I was talking to a physicist friend who was quite happy to hear about how much my son Neal loves science. I asked my friend about what was important to get across to a science-minded child, and he said, "Math. How far he succeeds in math will determine how far he can go in most areas of science."
He then went on to say that what's important isn't knowing the times tables extremely well, though that doesn't hurt, but knowing how to actually use all the numbers to solve real-world problems. It helps to see the beauty and the power of mathematics.
This lead me to devise a much more friendly approach, aimed at helping kids to be more likely to enjoy math, to appreciate what they can do with it, rather than to see it as endless lists of computations.
The computational side must be dealt with, of course, but for most children this can be made more enjoyable and more effective by using games. Children's minds tend to hold on to things that they've actually used much better than ones that they memorize for a test....and 'use' seems to include Math Blaster and multiplication war card games!

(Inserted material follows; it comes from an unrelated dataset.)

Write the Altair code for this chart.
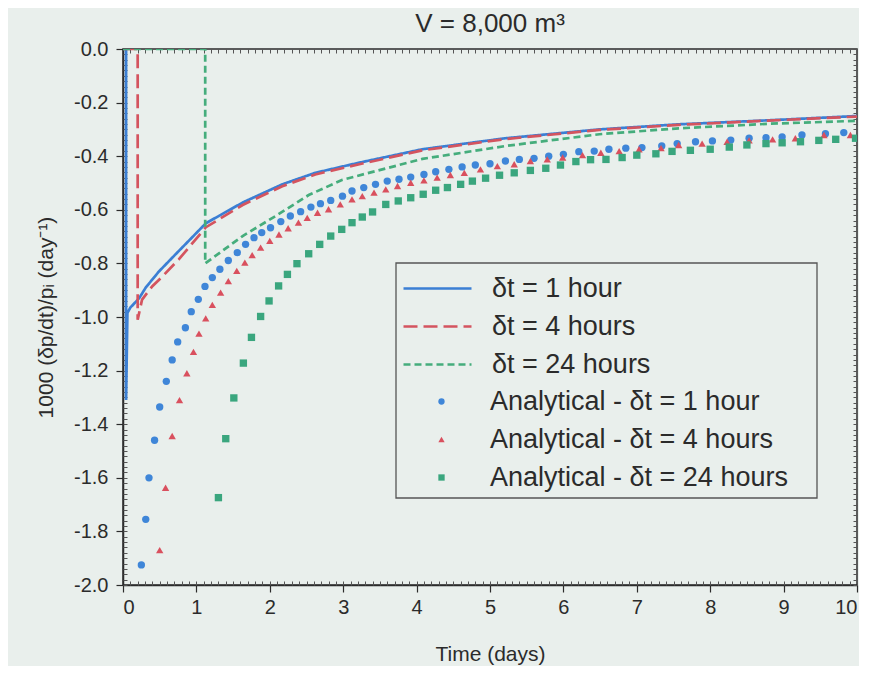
import altair as alt
import pandas as pd

# ---------------- data ----------------
line_names = ["δt = 1 hour", "δt = 4 hours", "δt = 24 hours"]
point_names = ["Analytical - δt = 1 hour", "Analytical - δt = 4 hours",
               "Analytical - δt = 24 hours"]

# numerical solutions (lines)
t_num_1h = [0, 0.042, 0.042, 0.06, 0.10, 0.22, 0.31, 0.49, 0.72, 1.13, 1.63, 2.17, 2.62, 3.22, 4.08, 5.21, 6.49, 7.57, 8.80, 10.0]
y_num_1h = [0, 0, -1.31, -0.985, -0.965, -0.93, -0.89, -0.83, -0.765, -0.65, -0.573, -0.505, -0.462, -0.424, -0.374, -0.333, -0.300, -0.281, -0.266, -0.250]

t_num_4h = [0, 0.20, 0.20, 0.26, 0.40, 0.54, 0.76, 1.13, 1.63, 2.17, 2.62, 3.22, 4.08, 5.21, 6.49, 7.57, 8.80, 10.0]
y_num_4h = [0, 0, -1.01, -0.935, -0.885, -0.848, -0.785, -0.665, -0.582, -0.512, -0.468, -0.430, -0.378, -0.336, -0.302, -0.283, -0.267, -0.252]

t_num_24h = [0, 1.12, 1.12, 1.63, 2.08, 2.53, 2.99, 4.08, 5.21, 6.49, 7.57, 8.80, 10.0]
y_num_24h = [0, 0, -0.80, -0.698, -0.623, -0.545, -0.488, -0.410, -0.362, -0.318, -0.296, -0.279, -0.268]

# analytical solutions (points)
t_an_1h = [0.25, 0.31, 0.354, 0.43, 0.50, 0.59, 0.67, 0.745, 0.85, 0.93,
           1.026, 1.117, 1.217, 1.32, 1.435, 1.557, 1.67, 1.785, 1.89, 2.01,
           2.15, 2.28, 2.42, 2.56, 2.69, 2.83, 2.99, 3.12, 3.28, 3.44,
           3.60, 3.76, 3.92, 4.10, 4.26, 4.44, 4.62, 4.80, 5.00, 5.21,
           5.40, 5.60, 5.80, 6.00, 6.21, 6.42, 6.62, 6.85, 7.07, 7.34,
           7.55, 7.80, 8.03, 8.28, 8.53, 8.76, 8.98, 9.25, 9.57, 9.82]
y_an_1h = [-1.925, -1.755, -1.60, -1.46, -1.336, -1.24, -1.16, -1.093, -1.04, -0.98,
           -0.934, -0.886, -0.853, -0.822, -0.789, -0.76, -0.729, -0.704, -0.685, -0.667,
           -0.644, -0.623, -0.607, -0.59, -0.577, -0.565, -0.549, -0.53, -0.517, -0.505,
           -0.493, -0.486, -0.478, -0.468, -0.458, -0.449, -0.44, -0.433, -0.428, -0.418,
           -0.412, -0.408, -0.40, -0.393, -0.383, -0.381, -0.374, -0.37, -0.368, -0.362,
           -0.353, -0.346, -0.343, -0.34, -0.333, -0.331, -0.328, -0.321, -0.316, -0.312]

t_an_4h = [0.50, 0.58, 0.67, 0.77, 0.87, 0.96, 1.035, 1.127, 1.217, 1.33,
           1.435, 1.55, 1.66, 1.76, 1.875, 2.0, 2.125, 2.25, 2.39, 2.51,
           2.65, 2.80, 2.96, 3.12, 3.26, 3.42, 3.58, 3.74, 3.92, 4.10,
           4.28, 4.46, 4.65, 4.87, 5.10, 5.33, 5.55, 5.78, 5.99, 6.26,
           6.51, 6.76, 7.03, 7.33, 7.57, 7.89, 8.23, 8.53, 8.85, 9.16,
           9.55, 9.91]
y_an_4h = [-1.87, -1.637, -1.444, -1.31, -1.21, -1.13, -1.062, -1.005, -0.955, -0.909,
           -0.866, -0.828, -0.797, -0.769, -0.741, -0.716, -0.692, -0.669, -0.648, -0.63,
           -0.611, -0.598, -0.58, -0.561, -0.549, -0.536, -0.524, -0.511, -0.499, -0.49,
           -0.48, -0.47, -0.462, -0.449, -0.437, -0.43, -0.418, -0.412, -0.405, -0.396,
           -0.387, -0.381, -0.374, -0.37, -0.358, -0.353, -0.346, -0.341, -0.337, -0.333,
           -0.321, -0.321]

t_an_24h = [1.30, 1.40, 1.51, 1.64, 1.75, 1.875, 1.99, 2.12, 2.24, 2.37,
            2.53, 2.68, 2.83, 2.98, 3.12, 3.26, 3.40, 3.58, 3.75, 3.92,
            4.09, 4.26, 4.42, 4.60, 4.76, 4.94, 5.13, 5.33, 5.55, 5.76,
            5.96, 6.17, 6.37, 6.58, 6.80, 7.00, 7.26, 7.48, 7.73, 8.00,
            8.26, 8.50, 8.76, 8.98, 9.23, 9.48, 9.71, 9.98]
y_an_24h = [-1.674, -1.454, -1.302, -1.172, -1.076, -0.998, -0.94, -0.884, -0.841, -0.801,
            -0.764, -0.729, -0.698, -0.673, -0.648, -0.627, -0.608, -0.58, -0.567, -0.555,
            -0.542, -0.527, -0.517, -0.505, -0.493, -0.482, -0.471, -0.462, -0.453, -0.445,
            -0.433, -0.42, -0.413, -0.412, -0.405, -0.396, -0.391, -0.382, -0.378, -0.374,
            -0.366, -0.358, -0.353, -0.35, -0.346, -0.341, -0.337, -0.333]

x_major = list(range(0, 11))
x_minor = [round(i * 0.1, 2) for i in range(0, 101)]
y_major = [round(-0.2 * i, 1) for i in range(0, 11)]
y_minor = [round(-0.02 * i, 2) for i in range(0, 101)]

# ---------------- styling ----------------
BG = "#e9efec"
FONT = "Liberation Sans"
INK = "#2b2b2b"
line_colors = ["#3b7fd4", "#d4545f", "#45ad7c"]
line_dashes = [[1, 0], [14, 6], [7, 4]]
point_colors = ["#3f86d8", "#d9505e", "#3aa67e"]
point_shapes = ["circle", "triangle-up", "square"]

W, H = 734, 536

rows = []
for name, ts, ys in zip(line_names, [t_num_1h, t_num_4h, t_num_24h], [y_num_1h, y_num_4h, y_num_24h]):
    for i, (t, y) in enumerate(zip(ts, ys)):
        rows.append({"series": name, "t": t, "y": y, "i": i})
lines_df = pd.DataFrame(rows)

rows = []
for name, ts, ys in zip(point_names, [t_an_1h, t_an_4h, t_an_24h], [y_an_1h, y_an_4h, y_an_24h]):
    for t, y in zip(ts, ys):
        rows.append({"series": name, "t": t, "y": y})
pts_df = pd.DataFrame(rows)

# long horizontal line symbol (custom path, scaled by sqrt(size)/2)
line_legend = alt.Legend(
    title=None, orient="none", legendX=301, legendY=226, padding=0,
    labelFont=FONT, labelFontSize=27, labelColor=INK, labelOffset=41, labelLimit=500,
    symbolType="M-3.4,0H3.4", symbolSize=400, symbolStrokeWidth=2.5, rowPadding=10,
)
point_legend = alt.Legend(
    title=None, orient="none", legendX=305, legendY=339, padding=0,
    labelFont=FONT, labelFontSize=27, labelColor=INK, labelOffset=35, labelLimit=500,
    symbolSize=40, symbolStrokeWidth=0, rowPadding=10,
)

xscale = alt.Scale(domain=[0, 10], nice=False, zero=False)
yscale = alt.Scale(domain=[-2, 0], nice=False, zero=False)

minus_fix = "replace(format(datum.value, '.1f'), '\u2212', '-')"

x_main = alt.Axis(orient="bottom", values=x_major, format="d", tickSize=7, labelPadding=5,
                  labelFont=FONT, labelFontSize=20, labelColor=INK, grid=False,
                  domainColor=INK, domainWidth=1.5, tickColor=INK, tickWidth=1.2,
                  title="Time (days)", titleFont=FONT, titleFontSize=21, titleFontWeight="normal",
                  titleColor=INK, titlePadding=26)
y_main = alt.Axis(orient="left", values=y_major, labelExpr=minus_fix, tickSize=7, labelPadding=8,
                  labelFont=FONT, labelFontSize=20, labelColor=INK, grid=False,
                  domainColor=INK, domainWidth=1.5, tickColor=INK, tickWidth=1.2,
                  title="1000 (δp/dt)/pᵢ  (day⁻¹)", titleFont=FONT, titleFontSize=21,
                  titleFontWeight="normal", titleColor=INK, titlePadding=17)


def minor_axis(orient, offset, values):
    return alt.Axis(orient=orient, offset=offset, values=values, labels=False, domain=False,
                    grid=False, title=None, tickSize=4, tickColor="#555", tickWidth=1)


lines = alt.Chart(lines_df).mark_line(strokeWidth=2.7, clip=True).encode(
    x=alt.X("t:Q", scale=xscale, axis=x_main),
    y=alt.Y("y:Q", scale=yscale, axis=y_main),
    stroke=alt.Stroke("series:N", scale=alt.Scale(domain=line_names, range=line_colors), legend=line_legend),
    strokeDash=alt.StrokeDash("series:N", scale=alt.Scale(domain=line_names, range=line_dashes), legend=line_legend),
    order=alt.Order("i:Q"),
)

points = alt.Chart(pts_df).mark_point(filled=True, size=54, opacity=1, strokeWidth=0, clip=True).encode(
    x=alt.X("t:Q", scale=xscale, axis=minor_axis("top", -H, x_minor)),
    y=alt.Y("y:Q", scale=yscale, axis=minor_axis("right", -W, y_minor)),
    fill=alt.Fill("series:N", scale=alt.Scale(domain=point_names, range=point_colors), legend=point_legend),
    shape=alt.Shape("series:N", scale=alt.Scale(domain=point_names, range=point_shapes), legend=point_legend),
)

frame_ticks = alt.Chart(pts_df).mark_point(opacity=0).encode(
    x=alt.X("t:Q", scale=xscale, axis=minor_axis("bottom", -H, x_minor)),
    y=alt.Y("y:Q", scale=yscale, axis=minor_axis("left", -W, y_minor)),
)

legend_box = alt.Chart(pd.DataFrame({"box": [0]})).mark_rect(
    fill=BG, stroke="#555", strokeWidth=1.3
).encode(
    x=alt.value(273), x2=alt.value(694), y=alt.value(214), y2=alt.value(449)
)

chart = alt.layer(lines, points, frame_ticks, legend_box).resolve_axis(
    x="independent", y="independent"
).properties(
    width=W, height=H,
    title=alt.TitleParams("V = 8,000 m³", font=FONT, fontSize=26, fontWeight="normal",
                          color=INK, offset=2),
    background=BG,
    padding={"left": 27, "top": 3, "right": 0, "bottom": 2},
).configure_view(
    stroke=INK, strokeWidth=1.5, fill=BG
)

chart.save("out.html", embed_options={"renderer": "svg", "actions": False})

In practical terms, this means that we follow a regular mathematics curriculum with a few twists. Currently we're using Sra Math Explorations and Applications, which is an older series that is very highly-rated by mathematicians and scientists, as well as by my children. We love the emphasis on real-life problems and situations, and the use of games for drill. We do most of our work on memorizing the four basic operations using games, whether cards, computer or activities. (We do a few written pages here and there to document it all for our year-end portfolios as required by the State of Ohio.) We do much of the story-problem work out loud, with scratch paper available for computation. We supplement this all with extra thought problems from the Challenge Math series, and the Critical Thinking books from Prufrock Press.
Another fun source of mathematical enrichment and amusement is puzzle books, like Sudoku, kakuro, logic problems, and other mathematical puzzles. These can keep an older child occupied for hours. Highlights has a series called Mathmania, which is very good for younger (5-10 year old) kids.
Sometime around age 12 or beyond, Jacob's Mathematics: A Human Endeavor can be an excellent text or supplement to any curriculum. It introduces many of the great mental puzzles and challenges of more advanced math, but at a level that can be appreciated by most people. It brings out the beauty and fascination of math.